(Entries from a dataset)
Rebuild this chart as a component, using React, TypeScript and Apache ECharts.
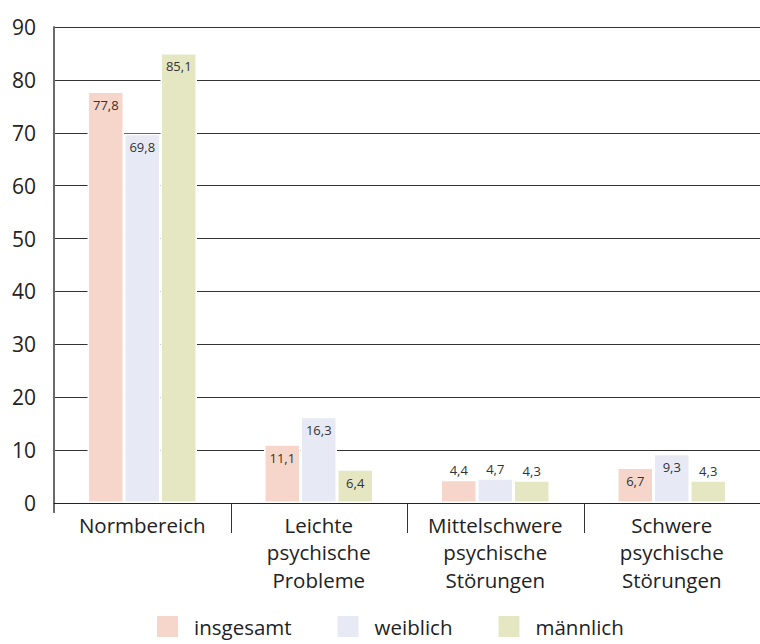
import React, { useEffect, useRef } from "react";
import * as echarts from "echarts";

const categories = [
  "Normbereich",
  "Leichte\npsychische\nProbleme",
  "Mittelschwere\npsychische\nStörungen",
  "Schwere\npsychische\nStörungen",
];
const seriesNames = ["insgesamt", "weiblich", "männlich"];
const insgesamt = [77.8, 11.1, 4.4, 6.7];
const weiblich = [69.8, 16.3, 4.7, 9.3];
const maennlich = [85.1, 6.4, 4.3, 4.3];
const colors = ["#f6d6ca", "#e7eaf5", "#e5e7c3"];
const yTicks = { min: 0, max: 90, interval: 10 };

const FONT = "'Open Sans', 'Noto Sans', sans-serif";

export default function App() {
  const ref = useRef<HTMLDivElement>(null);
  useEffect(() => {
    document.body.style.margin = "0";
    const chart = echarts.init(ref.current!, undefined, { renderer: "svg" });
    const mk = (name: string, data: number[], color: string) => ({
      name,
      type: "bar",
      data: data.map((v) => ({
        value: v,
        label: {
          position: v > 5 ? "insideTop" : "top",
          distance: v > 5 ? 7 : 3,
        },
      })),
      barGap: "0%",
      barCategoryGap: "38%",
      itemStyle: { color, borderColor: "#fff", borderWidth: 1.5 },
      label: {
        show: true,
        fontSize: 13,
        color: "#333",
        fontFamily: FONT,
        formatter: (p: any) => String(p.value).replace(".", ","),
      },
    });
    chart.setOption({
      animation: false,
      textStyle: { fontFamily: FONT },
      grid: { left: 54, top: 27, bottom: 141, width: 712 },
      legend: {
        left: 150,
        bottom: 0,
        itemWidth: 23,
        itemHeight: 23,
        itemGap: 44,
        icon: "rect",
        textStyle: { fontSize: 20.5, color: "#222", fontFamily: FONT, padding: [0, 0, 0, 10] },
        data: seriesNames,
      },
      xAxis: {
        type: "category",
        data: categories,
        z: 10,
        axisLine: { lineStyle: { color: "#222", width: 1 } },
        axisTick: { show: false },
        axisLabel: {
          interval: 0,
          fontSize: 20.5,
          lineHeight: 27.5,
          color: "#222",
          margin: 8,
          fontFamily: FONT,
        },
      },
      yAxis: {
        type: "value",
        ...yTicks,
        axisLine: { show: true, lineStyle: { color: "#6b6b6b", width: 2 } },
        axisTick: { show: false },
        axisLabel: { fontSize: 21, color: "#222", margin: 18, fontFamily: FONT },
        splitLine: { lineStyle: { color: "#333", width: 1 } },
      },
      series: [
        mk(seriesNames[0], insgesamt, colors[0]),
        mk(seriesNames[1], weiblich, colors[1]),
        mk(seriesNames[2], maennlich, colors[2]),
      ],
    });
    const zeroY = chart.convertToPixel({ yAxisIndex: 0 }, 0) as number;
    const c0 = chart.convertToPixel({ xAxisIndex: 0 }, 0) as number;
    const c1 = chart.convertToPixel({ xAxisIndex: 0 }, 1) as number;
    const band = c1 - c0;
    const lines: any[] = [];
    for (let i = 1; i < categories.length; i++) {
      const x = Math.round(c0 - band / 2 + band * i) + 0.5;
      lines.push({
        type: "line",
        shape: { x1: x, y1: zeroY, x2: x, y2: zeroY + 30 },
        style: { stroke: "#333", lineWidth: 1 },
      });
    }
    const ax = c0 - band / 2;
    lines.push({
      type: "line",
      shape: { x1: ax, y1: zeroY, x2: ax, y2: zeroY + 10 },
      style: { stroke: "#6b6b6b", lineWidth: 2 },
    });
    chart.setOption({ graphic: lines });
    return () => chart.dispose();
  }, []);
  return (
    <div
      ref={ref}
      style={{ width: 760, height: 644, position: "absolute", left: 0, top: 0 }}
    />
  );
}
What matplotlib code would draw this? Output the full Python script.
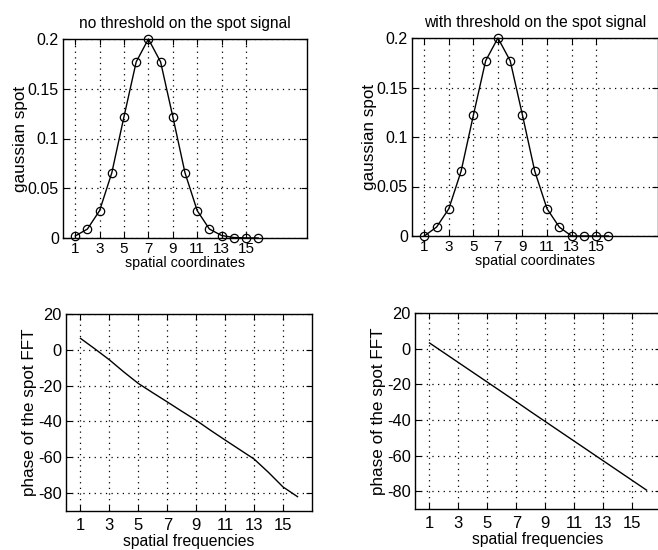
import matplotlib
matplotlib.use("Agg")
import matplotlib.pyplot as plt

plt.rcParams['font.family'] = ['Liberation Sans', 'DejaVu Sans']
plt.rcParams['axes.unicode_minus'] = False

# ---- data ----
x_spot = list(range(1, 17))
spot_no_thr = [0.0020, 0.0090, 0.0275, 0.0655, 0.1220, 0.1770, 0.2000, 0.1770,
               0.1220, 0.0655, 0.0275, 0.0090, 0.0025, 0.0005, 0.0001, 0.0000]
spot_thr = [0.0000, 0.0090, 0.0275, 0.0655, 0.1220, 0.1770, 0.2000, 0.1770,
            0.1220, 0.0655, 0.0275, 0.0090, 0.0000, 0.0000, 0.0000, 0.0000]
x_freq = list(range(1, 17))
phase_no_thr = [6.4, 0.5, -5.6, -12.4, -18.8, -24.0, -29.1, -34.3,
                -39.4, -45.0, -50.4, -55.7, -61.0, -68.5, -76.6, -82.0]
phase_thr = [3.2, -2.3, -7.8, -13.3, -18.8, -24.3, -29.8, -35.4,
             -40.9, -46.4, -51.9, -57.4, -62.9, -68.4, -73.9, -79.4]

xticks = [1, 3, 5, 7, 9, 11, 13, 15]
spot_yticks = [0, 0.05, 0.1, 0.15, 0.2]
spot_yticklabels = ['0', '0.05', '0.1', '0.15', '0.2']
phase_yticks = [-80, -60, -40, -20, 0, 20]

titles = ['no threshold on the spot signal', 'with threshold on the spot signal']

W, H = 658, 550
fig = plt.figure(figsize=(W / 100, H / 100), dpi=100)

def rect(l, r, t, b):
    return [l / W, 1 - b / H, (r - l) / W, (b - t) / H]

ax_tl = fig.add_axes(rect(63, 307, 39, 238))
ax_tr = fig.add_axes(rect(412, 657.5, 38, 236))
ax_bl = fig.add_axes(rect(66, 312, 314, 511))
ax_br = fig.add_axes(rect(415, 661, 313, 509))

YL_FS = 12.3

def style(ax, xfs, yfs, xpad):
    ax.set_xticks(xticks)
    ax.tick_params(direction='in', length=4, width=0.8, top=True, right=True,
                   colors='black')
    ax.tick_params(axis='x', labelsize=xfs, pad=xpad)
    ax.tick_params(axis='y', labelsize=yfs, pad=3)
    ax.grid(True, color='black', linestyle=(0, (1, 3.5)), linewidth=0.9)
    for s in ax.spines.values():
        s.set_linewidth(1.0)
        s.set_color('black')

for ax, y, t in [(ax_tl, spot_no_thr, titles[0]), (ax_tr, spot_thr, titles[1])]:
    ax.plot(x_spot, y, color='black', linewidth=1.0, marker='o', markersize=6,
            markerfacecolor='none', markeredgecolor='black', markeredgewidth=0.9,
            clip_on=False, zorder=3)
    ax.set_xlim(0, 20)
    ax.set_ylim(0, 0.2)
    ax.set_yticks(spot_yticks)
    ax.set_yticklabels(spot_yticklabels)
    ax.set_title(t, fontsize=11.2, pad=8)
    ax.set_xlabel('spatial coordinates', fontsize=10.3, labelpad=0)
    ax.set_ylabel('gaussian spot', fontsize=YL_FS, labelpad=0)
    style(ax, 11, 11.5, 3)

for ax, y in [(ax_bl, phase_no_thr), (ax_br, phase_thr)]:
    ax.plot(x_freq, y, color='black', linewidth=1.0, zorder=3)
    ax.set_xlim(0, 17)
    ax.set_ylim(-90, 20)
    ax.set_yticks(phase_yticks)
    ax.set_xlabel('spatial frequencies', fontsize=11.3, labelpad=1)
    ax.set_ylabel('phase of the spot FFT', fontsize=YL_FS, labelpad=1)
    style(ax, 12, 11.8, 5)

fig.savefig('out.png', dpi=100)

▸ **CHALLENGE**
Write out the data precisely as given, excluding the pictures.

▸ **SOLUTION**
Rebuild this chart as a component, using React, TypeScript and Apache ECharts.
import React, { useEffect, useRef } from "react";
import * as echarts from "echarts";

const categories = [
  "Normbereich",
  "Leichte\npsychische\nProbleme",
  "Mittelschwere\npsychische\nStörungen",
  "Schwere\npsychische\nStörungen",
];
const seriesNames = ["insgesamt", "weiblich", "männlich"];
const insgesamt = [77.8, 11.1, 4.4, 6.7];
const weiblich = [69.8, 16.3, 4.7, 9.3];
const maennlich = [85.1, 6.4, 4.3, 4.3];
const colors = ["#f6d6ca", "#e7eaf5", "#e5e7c3"];
const yTicks = { min: 0, max: 90, interval: 10 };

const FONT = "'Open Sans', 'Noto Sans', sans-serif";

export default function App() {
  const ref = useRef<HTMLDivElement>(null);
  useEffect(() => {
    document.body.style.margin = "0";
    const chart = echarts.init(ref.current!, undefined, { renderer: "svg" });
    const mk = (name: string, data: number[], color: string) => ({
      name,
      type: "bar",
      data: data.map((v) => ({
        value: v,
        label: {
          position: v > 5 ? "insideTop" : "top",
          distance: v > 5 ? 7 : 3,
        },
      })),
      barGap: "0%",
      barCategoryGap: "38%",
      itemStyle: { color, borderColor: "#fff", borderWidth: 1.5 },
      label: {
        show: true,
        fontSize: 13,
        color: "#333",
        fontFamily: FONT,
        formatter: (p: any) => String(p.value).replace(".", ","),
      },
    });
    chart.setOption({
      animation: false,
      textStyle: { fontFamily: FONT },
      grid: { left: 54, top: 27, bottom: 141, width: 712 },
      legend: {
        left: 150,
        bottom: 0,
        itemWidth: 23,
        itemHeight: 23,
        itemGap: 44,
        icon: "rect",
        textStyle: { fontSize: 20.5, color: "#222", fontFamily: FONT, padding: [0, 0, 0, 10] },
        data: seriesNames,
      },
      xAxis: {
        type: "category",
        data: categories,
        z: 10,
        axisLine: { lineStyle: { color: "#222", width: 1 } },
        axisTick: { show: false },
        axisLabel: {
          interval: 0,
          fontSize: 20.5,
          lineHeight: 27.5,
          color: "#222",
          margin: 8,
          fontFamily: FONT,
        },
      },
      yAxis: {
        type: "value",
        ...yTicks,
        axisLine: { show: true, lineStyle: { color: "#6b6b6b", width: 2 } },
        axisTick: { show: false },
        axisLabel: { fontSize: 21, color: "#222", margin: 18, fontFamily: FONT },
        splitLine: { lineStyle: { color: "#333", width: 1 } },
      },
      series: [
        mk(seriesNames[0], insgesamt, colors[0]),
        mk(seriesNames[1], weiblich, colors[1]),
        mk(seriesNames[2], maennlich, colors[2]),
      ],
    });
    const zeroY = chart.convertToPixel({ yAxisIndex: 0 }, 0) as number;
    const c0 = chart.convertToPixel({ xAxisIndex: 0 }, 0) as number;
    const c1 = chart.convertToPixel({ xAxisIndex: 0 }, 1) as number;
    const band = c1 - c0;
    const lines: any[] = [];
    for (let i = 1; i < categories.length; i++) {
      const x = Math.round(c0 - band / 2 + band * i) + 0.5;
      lines.push({
        type: "line",
        shape: { x1: x, y1: zeroY, x2: x, y2: zeroY + 30 },
        style: { stroke: "#333", lineWidth: 1 },
      });
    }
    const ax = c0 - band / 2;
    lines.push({
      type: "line",
      shape: { x1: ax, y1: zeroY, x2: ax, y2: zeroY + 10 },
      style: { stroke: "#6b6b6b", lineWidth: 2 },
    });
    chart.setOption({ graphic: lines });
    return () => chart.dispose();
  }, []);
  return (
    <div
      ref={ref}
      style={{ width: 760, height: 644, position: "absolute", left: 0, top: 0 }}
    />
  );
}
What matplotlib code would draw this? Output the full Python script.
import matplotlib
matplotlib.use("Agg")
import matplotlib.pyplot as plt

plt.rcParams['font.family'] = ['Liberation Sans', 'DejaVu Sans']
plt.rcParams['axes.unicode_minus'] = False

# ---- data ----
x_spot = list(range(1, 17))
spot_no_thr = [0.0020, 0.0090, 0.0275, 0.0655, 0.1220, 0.1770, 0.2000, 0.1770,
               0.1220, 0.0655, 0.0275, 0.0090, 0.0025, 0.0005, 0.0001, 0.0000]
spot_thr = [0.0000, 0.0090, 0.0275, 0.0655, 0.1220, 0.1770, 0.2000, 0.1770,
            0.1220, 0.0655, 0.0275, 0.0090, 0.0000, 0.0000, 0.0000, 0.0000]
x_freq = list(range(1, 17))
phase_no_thr = [6.4, 0.5, -5.6, -12.4, -18.8, -24.0, -29.1, -34.3,
                -39.4, -45.0, -50.4, -55.7, -61.0, -68.5, -76.6, -82.0]
phase_thr = [3.2, -2.3, -7.8, -13.3, -18.8, -24.3, -29.8, -35.4,
             -40.9, -46.4, -51.9, -57.4, -62.9, -68.4, -73.9, -79.4]

xticks = [1, 3, 5, 7, 9, 11, 13, 15]
spot_yticks = [0, 0.05, 0.1, 0.15, 0.2]
spot_yticklabels = ['0', '0.05', '0.1', '0.15', '0.2']
phase_yticks = [-80, -60, -40, -20, 0, 20]

titles = ['no threshold on the spot signal', 'with threshold on the spot signal']

W, H = 658, 550
fig = plt.figure(figsize=(W / 100, H / 100), dpi=100)

def rect(l, r, t, b):
    return [l / W, 1 - b / H, (r - l) / W, (b - t) / H]

ax_tl = fig.add_axes(rect(63, 307, 39, 238))
ax_tr = fig.add_axes(rect(412, 657.5, 38, 236))
ax_bl = fig.add_axes(rect(66, 312, 314, 511))
ax_br = fig.add_axes(rect(415, 661, 313, 509))

YL_FS = 12.3

def style(ax, xfs, yfs, xpad):
    ax.set_xticks(xticks)
    ax.tick_params(direction='in', length=4, width=0.8, top=True, right=True,
                   colors='black')
    ax.tick_params(axis='x', labelsize=xfs, pad=xpad)
    ax.tick_params(axis='y', labelsize=yfs, pad=3)
    ax.grid(True, color='black', linestyle=(0, (1, 3.5)), linewidth=0.9)
    for s in ax.spines.values():
        s.set_linewidth(1.0)
        s.set_color('black')

for ax, y, t in [(ax_tl, spot_no_thr, titles[0]), (ax_tr, spot_thr, titles[1])]:
    ax.plot(x_spot, y, color='black', linewidth=1.0, marker='o', markersize=6,
            markerfacecolor='none', markeredgecolor='black', markeredgewidth=0.9,
            clip_on=False, zorder=3)
    ax.set_xlim(0, 20)
    ax.set_ylim(0, 0.2)
    ax.set_yticks(spot_yticks)
    ax.set_yticklabels(spot_yticklabels)
    ax.set_title(t, fontsize=11.2, pad=8)
    ax.set_xlabel('spatial coordinates', fontsize=10.3, labelpad=0)
    ax.set_ylabel('gaussian spot', fontsize=YL_FS, labelpad=0)
    style(ax, 11, 11.5, 3)

for ax, y in [(ax_bl, phase_no_thr), (ax_br, phase_thr)]:
    ax.plot(x_freq, y, color='black', linewidth=1.0, zorder=3)
    ax.set_xlim(0, 17)
    ax.set_ylim(-90, 20)
    ax.set_yticks(phase_yticks)
    ax.set_xlabel('spatial frequencies', fontsize=11.3, labelpad=1)
    ax.set_ylabel('phase of the spot FFT', fontsize=YL_FS, labelpad=1)
    style(ax, 12, 11.8, 5)

fig.savefig('out.png', dpi=100)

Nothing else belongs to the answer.